+++ Dataset content

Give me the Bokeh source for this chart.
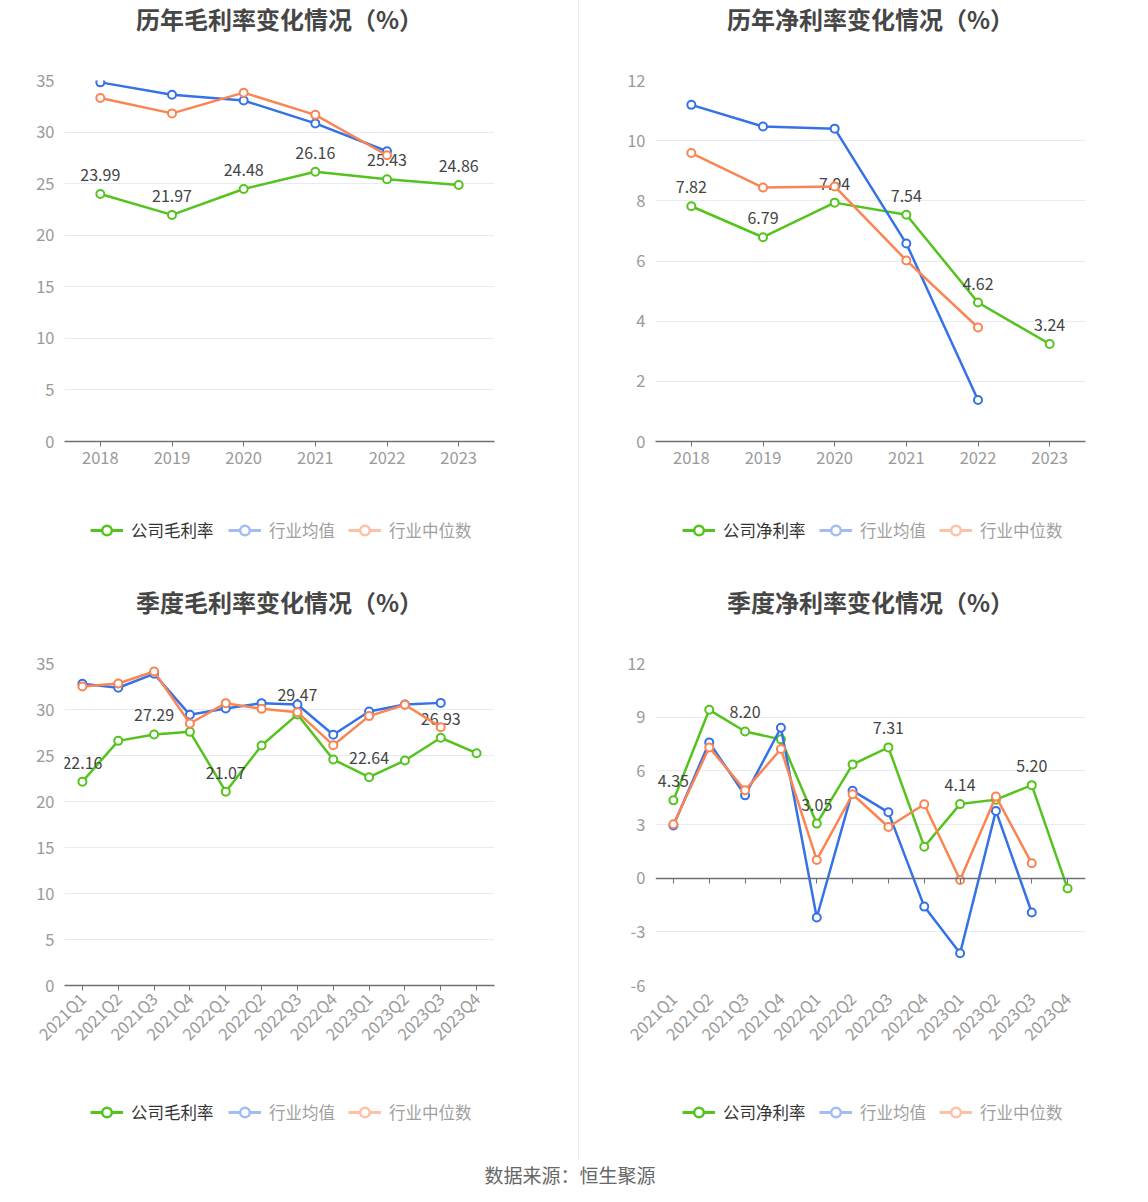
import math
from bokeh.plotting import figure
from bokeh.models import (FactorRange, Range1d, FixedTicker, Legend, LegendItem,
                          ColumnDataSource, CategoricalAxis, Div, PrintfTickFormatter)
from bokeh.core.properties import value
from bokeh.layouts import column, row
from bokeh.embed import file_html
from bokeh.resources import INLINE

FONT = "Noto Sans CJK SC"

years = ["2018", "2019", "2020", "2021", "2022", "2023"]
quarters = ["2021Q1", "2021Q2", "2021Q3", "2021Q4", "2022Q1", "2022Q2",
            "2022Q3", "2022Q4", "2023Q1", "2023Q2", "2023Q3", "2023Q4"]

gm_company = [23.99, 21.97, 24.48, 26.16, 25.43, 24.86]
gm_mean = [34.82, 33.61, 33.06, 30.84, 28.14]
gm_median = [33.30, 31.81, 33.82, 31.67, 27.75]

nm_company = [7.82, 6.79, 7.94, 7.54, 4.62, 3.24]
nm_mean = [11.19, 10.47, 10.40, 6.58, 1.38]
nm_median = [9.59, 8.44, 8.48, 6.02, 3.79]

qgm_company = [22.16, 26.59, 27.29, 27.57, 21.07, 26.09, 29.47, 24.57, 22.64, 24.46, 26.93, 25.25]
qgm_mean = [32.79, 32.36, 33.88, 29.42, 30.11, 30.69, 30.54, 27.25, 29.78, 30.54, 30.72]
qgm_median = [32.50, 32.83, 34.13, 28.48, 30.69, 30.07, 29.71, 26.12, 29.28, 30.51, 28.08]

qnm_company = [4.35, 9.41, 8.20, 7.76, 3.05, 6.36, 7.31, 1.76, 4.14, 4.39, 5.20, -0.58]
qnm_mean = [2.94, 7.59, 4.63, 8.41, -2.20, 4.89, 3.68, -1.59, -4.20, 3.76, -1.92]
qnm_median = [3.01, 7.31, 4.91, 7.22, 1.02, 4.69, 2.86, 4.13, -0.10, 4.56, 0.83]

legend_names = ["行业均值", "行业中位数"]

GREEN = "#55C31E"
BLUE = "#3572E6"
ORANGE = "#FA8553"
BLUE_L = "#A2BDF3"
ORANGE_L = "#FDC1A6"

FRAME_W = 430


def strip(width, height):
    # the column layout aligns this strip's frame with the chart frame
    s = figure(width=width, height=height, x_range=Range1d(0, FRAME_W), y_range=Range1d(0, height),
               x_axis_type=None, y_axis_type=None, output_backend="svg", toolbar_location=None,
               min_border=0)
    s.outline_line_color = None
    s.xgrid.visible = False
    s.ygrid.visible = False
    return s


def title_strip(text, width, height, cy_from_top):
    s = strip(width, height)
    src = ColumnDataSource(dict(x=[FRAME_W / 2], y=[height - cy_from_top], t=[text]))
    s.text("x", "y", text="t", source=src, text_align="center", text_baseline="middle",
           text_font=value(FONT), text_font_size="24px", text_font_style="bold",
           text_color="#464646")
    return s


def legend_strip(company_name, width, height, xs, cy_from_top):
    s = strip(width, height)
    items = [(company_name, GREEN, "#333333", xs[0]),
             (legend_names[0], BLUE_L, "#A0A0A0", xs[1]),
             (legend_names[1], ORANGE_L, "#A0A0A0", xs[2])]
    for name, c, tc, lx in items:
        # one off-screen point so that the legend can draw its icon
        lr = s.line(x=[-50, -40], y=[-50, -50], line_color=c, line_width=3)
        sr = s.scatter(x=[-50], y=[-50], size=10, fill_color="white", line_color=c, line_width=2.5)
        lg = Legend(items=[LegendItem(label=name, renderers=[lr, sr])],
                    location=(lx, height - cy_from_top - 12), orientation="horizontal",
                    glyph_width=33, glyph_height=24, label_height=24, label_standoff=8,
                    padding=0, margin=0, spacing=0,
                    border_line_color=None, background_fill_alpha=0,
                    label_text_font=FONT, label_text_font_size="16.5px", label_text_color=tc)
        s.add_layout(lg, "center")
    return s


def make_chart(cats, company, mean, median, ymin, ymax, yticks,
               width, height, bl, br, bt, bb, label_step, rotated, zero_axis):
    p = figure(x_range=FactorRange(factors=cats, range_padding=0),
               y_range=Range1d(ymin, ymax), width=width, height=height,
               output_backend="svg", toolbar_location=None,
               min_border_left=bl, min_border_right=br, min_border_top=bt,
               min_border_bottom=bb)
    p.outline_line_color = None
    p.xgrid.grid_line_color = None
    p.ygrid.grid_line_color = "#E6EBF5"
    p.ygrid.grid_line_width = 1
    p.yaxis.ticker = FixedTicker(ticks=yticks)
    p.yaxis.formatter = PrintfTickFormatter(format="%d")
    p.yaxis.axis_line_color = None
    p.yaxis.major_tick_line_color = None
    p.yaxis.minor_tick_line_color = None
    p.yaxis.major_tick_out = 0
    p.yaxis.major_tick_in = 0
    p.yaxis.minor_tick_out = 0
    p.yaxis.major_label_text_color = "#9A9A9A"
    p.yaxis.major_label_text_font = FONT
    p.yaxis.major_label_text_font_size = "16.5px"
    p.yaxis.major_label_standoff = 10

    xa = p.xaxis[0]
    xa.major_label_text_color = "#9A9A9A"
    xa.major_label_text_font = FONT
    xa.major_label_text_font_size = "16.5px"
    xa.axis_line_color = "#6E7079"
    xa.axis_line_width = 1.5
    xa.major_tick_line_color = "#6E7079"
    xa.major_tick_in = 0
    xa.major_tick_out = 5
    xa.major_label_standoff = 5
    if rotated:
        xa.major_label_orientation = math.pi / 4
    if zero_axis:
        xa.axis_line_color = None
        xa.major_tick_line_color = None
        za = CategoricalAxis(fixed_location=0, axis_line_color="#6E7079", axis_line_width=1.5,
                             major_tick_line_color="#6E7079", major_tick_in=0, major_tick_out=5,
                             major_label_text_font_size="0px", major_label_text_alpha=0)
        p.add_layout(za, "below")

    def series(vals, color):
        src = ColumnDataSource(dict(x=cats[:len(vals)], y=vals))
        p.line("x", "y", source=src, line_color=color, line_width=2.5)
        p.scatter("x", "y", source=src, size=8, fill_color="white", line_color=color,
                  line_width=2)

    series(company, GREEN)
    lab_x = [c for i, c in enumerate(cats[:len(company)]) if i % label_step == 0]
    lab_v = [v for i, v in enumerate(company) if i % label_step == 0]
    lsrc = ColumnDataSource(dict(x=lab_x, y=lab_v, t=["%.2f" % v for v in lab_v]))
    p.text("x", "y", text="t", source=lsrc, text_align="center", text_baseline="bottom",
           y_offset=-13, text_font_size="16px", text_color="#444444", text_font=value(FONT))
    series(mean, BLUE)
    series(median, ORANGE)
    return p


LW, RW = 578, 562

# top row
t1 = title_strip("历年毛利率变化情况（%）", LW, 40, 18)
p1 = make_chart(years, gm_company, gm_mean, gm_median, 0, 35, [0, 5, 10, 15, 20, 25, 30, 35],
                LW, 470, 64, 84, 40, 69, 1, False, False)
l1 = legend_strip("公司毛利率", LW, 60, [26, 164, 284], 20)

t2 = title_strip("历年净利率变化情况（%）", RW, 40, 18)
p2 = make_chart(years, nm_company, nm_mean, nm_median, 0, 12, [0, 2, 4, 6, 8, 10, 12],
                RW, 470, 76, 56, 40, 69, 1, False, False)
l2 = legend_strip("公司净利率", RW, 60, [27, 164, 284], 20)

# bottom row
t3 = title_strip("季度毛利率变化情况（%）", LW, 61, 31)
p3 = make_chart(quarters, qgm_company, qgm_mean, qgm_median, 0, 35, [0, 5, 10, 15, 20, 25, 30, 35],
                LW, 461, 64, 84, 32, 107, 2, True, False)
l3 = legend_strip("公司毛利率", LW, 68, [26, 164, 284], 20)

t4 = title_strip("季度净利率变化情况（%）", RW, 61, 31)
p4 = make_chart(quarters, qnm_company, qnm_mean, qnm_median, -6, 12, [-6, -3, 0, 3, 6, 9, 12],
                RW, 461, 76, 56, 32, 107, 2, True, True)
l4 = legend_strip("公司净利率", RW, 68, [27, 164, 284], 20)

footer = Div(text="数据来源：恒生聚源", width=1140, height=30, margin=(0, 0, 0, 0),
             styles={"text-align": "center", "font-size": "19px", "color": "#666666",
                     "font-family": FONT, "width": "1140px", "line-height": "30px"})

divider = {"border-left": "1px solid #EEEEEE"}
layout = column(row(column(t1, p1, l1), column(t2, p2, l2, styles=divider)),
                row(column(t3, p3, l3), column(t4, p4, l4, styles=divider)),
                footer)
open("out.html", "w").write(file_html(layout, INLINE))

++++++

• Request: Write out the lines from the start of the material to the line with "FRAME_W = 430", inclusive and exactly. Skip the pictures.

• Response for this exercise:
Give me the Bokeh source for this chart.
import math
from bokeh.plotting import figure
from bokeh.models import (FactorRange, Range1d, FixedTicker, Legend, LegendItem,
                          ColumnDataSource, CategoricalAxis, Div, PrintfTickFormatter)
from bokeh.core.properties import value
from bokeh.layouts import column, row
from bokeh.embed import file_html
from bokeh.resources import INLINE

FONT = "Noto Sans CJK SC"

years = ["2018", "2019", "2020", "2021", "2022", "2023"]
quarters = ["2021Q1", "2021Q2", "2021Q3", "2021Q4", "2022Q1", "2022Q2",
            "2022Q3", "2022Q4", "2023Q1", "2023Q2", "2023Q3", "2023Q4"]

gm_company = [23.99, 21.97, 24.48, 26.16, 25.43, 24.86]
gm_mean = [34.82, 33.61, 33.06, 30.84, 28.14]
gm_median = [33.30, 31.81, 33.82, 31.67, 27.75]

nm_company = [7.82, 6.79, 7.94, 7.54, 4.62, 3.24]
nm_mean = [11.19, 10.47, 10.40, 6.58, 1.38]
nm_median = [9.59, 8.44, 8.48, 6.02, 3.79]

qgm_company = [22.16, 26.59, 27.29, 27.57, 21.07, 26.09, 29.47, 24.57, 22.64, 24.46, 26.93, 25.25]
qgm_mean = [32.79, 32.36, 33.88, 29.42, 30.11, 30.69, 30.54, 27.25, 29.78, 30.54, 30.72]
qgm_median = [32.50, 32.83, 34.13, 28.48, 30.69, 30.07, 29.71, 26.12, 29.28, 30.51, 28.08]

qnm_company = [4.35, 9.41, 8.20, 7.76, 3.05, 6.36, 7.31, 1.76, 4.14, 4.39, 5.20, -0.58]
qnm_mean = [2.94, 7.59, 4.63, 8.41, -2.20, 4.89, 3.68, -1.59, -4.20, 3.76, -1.92]
qnm_median = [3.01, 7.31, 4.91, 7.22, 1.02, 4.69, 2.86, 4.13, -0.10, 4.56, 0.83]

legend_names = ["行业均值", "行业中位数"]

GREEN = "#55C31E"
BLUE = "#3572E6"
ORANGE = "#FA8553"
BLUE_L = "#A2BDF3"
ORANGE_L = "#FDC1A6"

FRAME_W = 430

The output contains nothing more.